SUPPLIED INFORMATION:
================================
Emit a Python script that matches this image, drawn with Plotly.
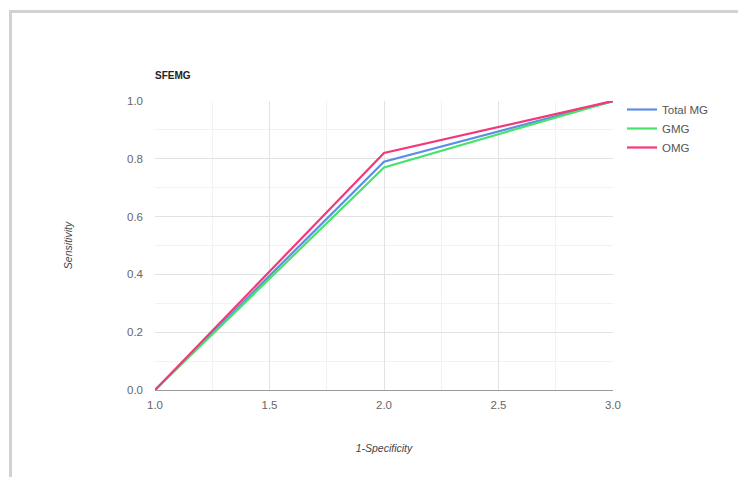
import plotly.graph_objects as go

x_vals = [1.0, 2.0, 3.0]
total_mg = [0.0, 0.79, 1.0]
gmg = [0.0, 0.77, 1.0]
omg = [0.0, 0.82, 1.0]
series_names = ["Total MG", "GMG", "OMG"]
colors = ["#5b8ee6", "#47e36a", "#f2387a"]

fig = go.Figure()
for name, vals, c in zip(series_names, [total_mg, gmg, omg], colors):
    fig.add_trace(go.Scatter(x=x_vals, y=vals, mode="lines", name=name,
                             line=dict(color=c, width=2.2)))

OFF = 8  # page body margin
W, H = 746 - OFF, 477 - OFF
L, R, T, B = 155 - OFF, 613 - OFF, 101 - OFF, 390 - OFF
pw, ph = R - L, B - T

def px(x):
    return (x - OFF - L) / pw

def py(y):
    return (B - (y - OFF)) / ph

# outer light strip and frame border
fig.add_shape(type="rect", xref="paper", yref="paper",
              x0=px(0), x1=px(800), y0=py(0), y1=py(4.5),
              fillcolor="#efefef", line=dict(width=0), layer="below")
fig.add_shape(type="rect", xref="paper", yref="paper",
              x0=px(10.5), x1=px(800), y0=py(11.5), y1=py(520),
              fillcolor="white", line=dict(color="#d2d2d2", width=3), layer="below")

fig.update_layout(
    width=W, height=H,
    margin=dict(l=L, r=W - R, t=T, b=H - B),
    paper_bgcolor="white", plot_bgcolor="rgba(0,0,0,0)",
    font=dict(family="Liberation Sans, Arial, sans-serif", size=11, color="#444"),
    title=dict(text="<b>SFEMG</b>", xref="paper", x=0, xanchor="left",
               yref="container", y=1 - (75 - OFF) / H, yanchor="middle",
               font=dict(size=10, color="#222")),
    showlegend=True,
    legend=dict(x=px(622), y=py(95), xanchor="left", yanchor="top",
                font=dict(size=11.5, color="#555"), bgcolor="rgba(0,0,0,0)",
                tracegroupgap=2, itemwidth=30),
    xaxis=dict(range=[1, 3], dtick=0.5, tickformat=".1f", showgrid=True,
               gridcolor="#e2e2e2", zeroline=False, showline=True, linecolor="#999",
               linewidth=1, ticks="", tickfont=dict(size=11.5, color="#666"),
               ticklabelstandoff=4,
               minor=dict(dtick=0.25, showgrid=True, gridcolor="#f2f2f2"),
               title=dict(text="<i>1-Specificity</i>", font=dict(size=10.5, color="#444"), standoff=34)),
    yaxis=dict(range=[0, 1], dtick=0.2, tickformat=".1f", showgrid=True,
               gridcolor="#e2e2e2", zeroline=False, showline=False, ticks="",
               tickfont=dict(size=11.5, color="#666"), ticklabelstandoff=11,
               minor=dict(dtick=0.1, showgrid=True, gridcolor="#f2f2f2"),
               title=dict(text="<i>Sensitivity</i>", font=dict(size=10.5, color="#444"), standoff=52)),
)

fig.write_html("out.html")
================================
SHORT PROBLEM: Write out the data precisely as given, excluding the pictures.

RESPONSE FOR THIS EXERCISE:
Emit a Python script that matches this image, drawn with Plotly.
import plotly.graph_objects as go

x_vals = [1.0, 2.0, 3.0]
total_mg = [0.0, 0.79, 1.0]
gmg = [0.0, 0.77, 1.0]
omg = [0.0, 0.82, 1.0]
series_names = ["Total MG", "GMG", "OMG"]
colors = ["#5b8ee6", "#47e36a", "#f2387a"]

fig = go.Figure()
for name, vals, c in zip(series_names, [total_mg, gmg, omg], colors):
    fig.add_trace(go.Scatter(x=x_vals, y=vals, mode="lines", name=name,
                             line=dict(color=c, width=2.2)))

OFF = 8  # page body margin
W, H = 746 - OFF, 477 - OFF
L, R, T, B = 155 - OFF, 613 - OFF, 101 - OFF, 390 - OFF
pw, ph = R - L, B - T

def px(x):
    return (x - OFF - L) / pw

def py(y):
    return (B - (y - OFF)) / ph

# outer light strip and frame border
fig.add_shape(type="rect", xref="paper", yref="paper",
              x0=px(0), x1=px(800), y0=py(0), y1=py(4.5),
              fillcolor="#efefef", line=dict(width=0), layer="below")
fig.add_shape(type="rect", xref="paper", yref="paper",
              x0=px(10.5), x1=px(800), y0=py(11.5), y1=py(520),
              fillcolor="white", line=dict(color="#d2d2d2", width=3), layer="below")

fig.update_layout(
    width=W, height=H,
    margin=dict(l=L, r=W - R, t=T, b=H - B),
    paper_bgcolor="white", plot_bgcolor="rgba(0,0,0,0)",
    font=dict(family="Liberation Sans, Arial, sans-serif", size=11, color="#444"),
    title=dict(text="<b>SFEMG</b>", xref="paper", x=0, xanchor="left",
               yref="container", y=1 - (75 - OFF) / H, yanchor="middle",
               font=dict(size=10, color="#222")),
    showlegend=True,
    legend=dict(x=px(622), y=py(95), xanchor="left", yanchor="top",
                font=dict(size=11.5, color="#555"), bgcolor="rgba(0,0,0,0)",
                tracegroupgap=2, itemwidth=30),
    xaxis=dict(range=[1, 3], dtick=0.5, tickformat=".1f", showgrid=True,
               gridcolor="#e2e2e2", zeroline=False, showline=True, linecolor="#999",
               linewidth=1, ticks="", tickfont=dict(size=11.5, color="#666"),
               ticklabelstandoff=4,
               minor=dict(dtick=0.25, showgrid=True, gridcolor="#f2f2f2"),
               title=dict(text="<i>1-Specificity</i>", font=dict(size=10.5, color="#444"), standoff=34)),
    yaxis=dict(range=[0, 1], dtick=0.2, tickformat=".1f", showgrid=True,
               gridcolor="#e2e2e2", zeroline=False, showline=False, ticks="",
               tickfont=dict(size=11.5, color="#666"), ticklabelstandoff=11,
               minor=dict(dtick=0.1, showgrid=True, gridcolor="#f2f2f2"),
               title=dict(text="<i>Sensitivity</i>", font=dict(size=10.5, color="#444"), standoff=52)),
)

fig.write_html("out.html")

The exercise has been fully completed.